To develop the model, we will need to get historical data of taxicab usage. This data exists in BigQuery. Let's start by looking at the schema.

In [1]:
import gcp.bigquery as bq
import pandas as pd
import numpy as np

In [6]:
%%bigquery schema --table "nyc-tlc:green.trips_2015"

Analyzing taxicab demand
Let's pull the number of trips for each day in the 2015 dataset. We can use the BigQuery built-in Date-and-time function DAYOFYEAR (See BigQuery query reference ) for a full list of such functions.

In [7]:

%%sql
SELECT DAYOFYEAR(pickup_datetime) AS daynumber FROM [nyc-tlc:green.trips_2015] LIMIT 10

daynumber
120
150
150
150
150
89
89
89
89
90


Modular queries and Pandas dataframe
Let's use the total number of trips as our proxy for taxicab demand (other reasonable alternatives are total trip_distance or total fare_amount).
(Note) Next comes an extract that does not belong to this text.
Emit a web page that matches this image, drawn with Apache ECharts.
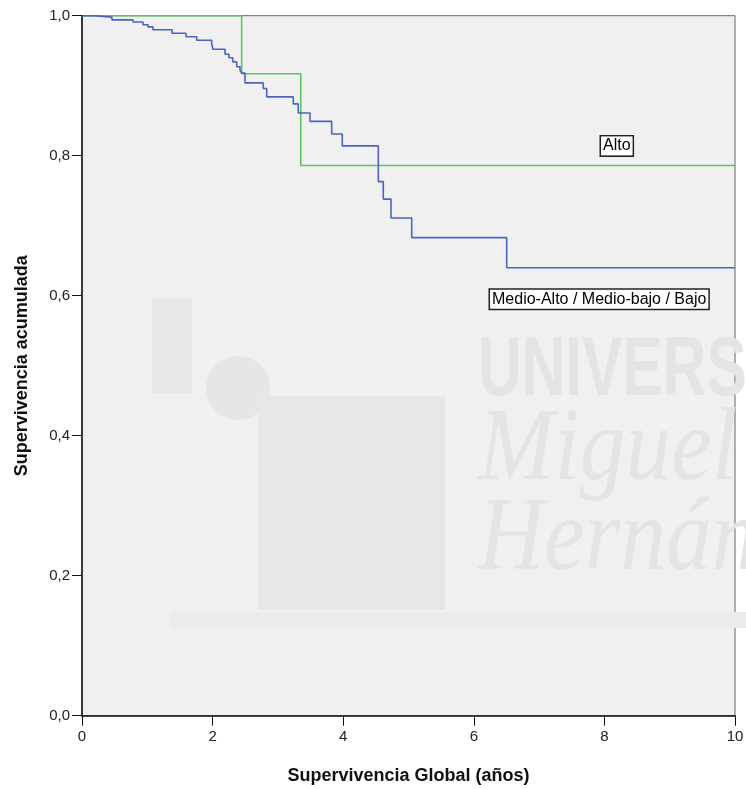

It is possible to predict multiple variables using Tensorflow, but for simplicity, we will stick to just predicting the number of trips.
We will give our query a name 'taxiquery' and have it use an input variable '$YEAR'. We can then invoke the 'taxiquery' by giving it a YEAR. The to_dataframe() converts the BigQuery result into a Pandas dataframe.

In [8]:
%%sql --module taxiquery
SELECT daynumber, COUNT(*) AS numtrips FROM
    (SELECT DAYOFYEAR(pickup_datetime) AS daynumber FROM [nyc-tlc:green.trips_$YEAR])
GROUP BY daynumber ORDER BY daynumber

In [10]:
trips = bq.Query(taxiquery, YEAR=2015).to_dataframe()
trips[:7]

Unnamed: 0,daynumber,numtrips
0,1,62943
1,2,43410
2,3,53866
3,4,41602
4,5,41923
5,6,40646
6,7,47802